[Description of the task]:
Count every line in the following entries where the word "with" appears. Give the count alone.

***** Supplied data *****

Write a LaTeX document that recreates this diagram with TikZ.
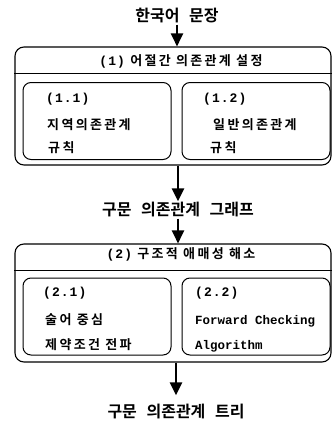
\documentclass[tikz,border=0pt]{standalone}
\usepackage{fontspec}
\setmainfont{Noto Sans CJK KR}[BoldFont={Noto Sans CJK KR Bold}]
\newfontfamily\krwide{Noto Sans CJK KR}[LetterSpace=18,BoldFont={Noto Sans CJK KR Bold}]
\newfontfamily\numfont{Liberation Mono}[LetterSpace=8]
\setmonofont{Liberation Mono}
\usetikzlibrary{positioning}
\usetikzlibrary{arrows.meta}
\newcommand{\gap}{\hspace{0.6em}}

\tikzset{
  outerbox/.style={draw, line width=1.1pt, rounded corners=9pt, minimum width=316pt, minimum height=118pt, inner sep=0pt},
  innerbox/.style={draw, line width=1pt, rounded corners=8pt, minimum width=148pt, minimum height=77pt, inner sep=0pt},
  caption/.style={inner sep=1pt, font=\fontsize{16}{16}\selectfont\bfseries},
  head/.style={inner sep=0pt, font=\fontsize{13}{13}\selectfont\krwide\bfseries},
  entry/.style={anchor=base west, inner sep=0pt, font=\fontsize{13}{13}\selectfont\krwide\bfseries},
  flow/.style={line width=2.4pt, -{Triangle[length=13pt,width=12pt]}},
}

\begin{document}
\begin{tikzpicture}[x=1pt,y=1pt]
\useasboundingbox (0,0) rectangle (332,-423);
% input sentence
\node[caption] (sent) at (177,-16) {한국어\gap 문장};
% stage 1
\node[outerbox] (stage1) at (173,-106) {};
\coordinate (hd1) at (0,-73);
\draw[line width=1pt] (stage1.west |- hd1) -- (stage1.east |- hd1);
\node[head] (title1) at (181,-61) {{\numfont (1)} 어절간 의존관계 설정};
\node[innerbox] (rule11) at (97,-121) {};
\node[innerbox] (rule12) at (256,-121) {};
\node[entry] (n11) at (46,-102.5) {\numfont (1.1)};
\node[entry] (t11) at (47,-129.5) {지역의존관계};
\node[entry] (r11) at (48,-152.5) {규칙};
\node[entry] (n12) at (203,-102.5) {\numfont (1.2)};
\node[entry] (t12) at (213,-129.5) {일반의존관계};
\node[entry] (r12) at (210,-152.5) {규칙};
\draw[flow] (sent) -- (sent |- stage1.north);
% dependency graph
\node[caption] (graph) at (178,-210) {구문\gap 의존관계\gap 그래프};
\draw[flow] (graph |- stage1.south) -- (graph.north);
% stage 2
\node[outerbox] (stage2) at (173,-303) {};
\coordinate (hd2) at (0,-270);
\draw[line width=1pt] (stage2.west |- hd2) -- (stage2.east |- hd2);
\node[head] (title2) at (181,-254) {{\numfont (2)} 구조적 애매성 해소};
\node[innerbox] (rule21) at (97,-316.5) {};
\node[innerbox] (rule22) at (256,-316.5) {};
\node[entry] (n21) at (43,-296.5) {\numfont (2.1)};
\node[entry] (t21) at (45,-324.5) {술어 중심};
\node[entry] (r21) at (45,-349.5) {제약조건 전파};
\node[entry] (n22) at (195,-296.5) {\numfont (2.2)};
\node[entry] (t22) at (195,-324.5) {\fontsize{12.5}{12.5}\ttfamily\bfseries Forward Checking};
\node[entry] (r22) at (195,-349.5) {\fontsize{12.5}{12.5}\ttfamily\bfseries Algorithm};
\draw[flow] (graph) -- (graph |- stage2.north);
% dependency tree
\node[caption] (tree) at (176,-412) {구문\gap 의존관계\gap 트리};
\draw[flow] (tree |- stage2.south) -- ([yshift=8pt]tree.north);
\end{tikzpicture}
\end{document}
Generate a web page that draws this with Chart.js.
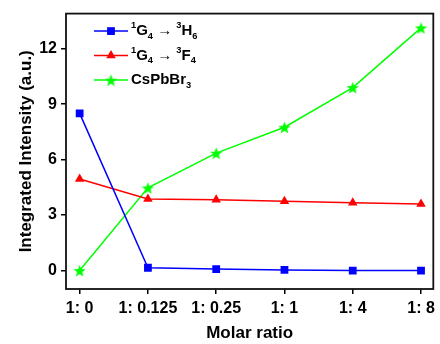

*****

[Answer below]:
2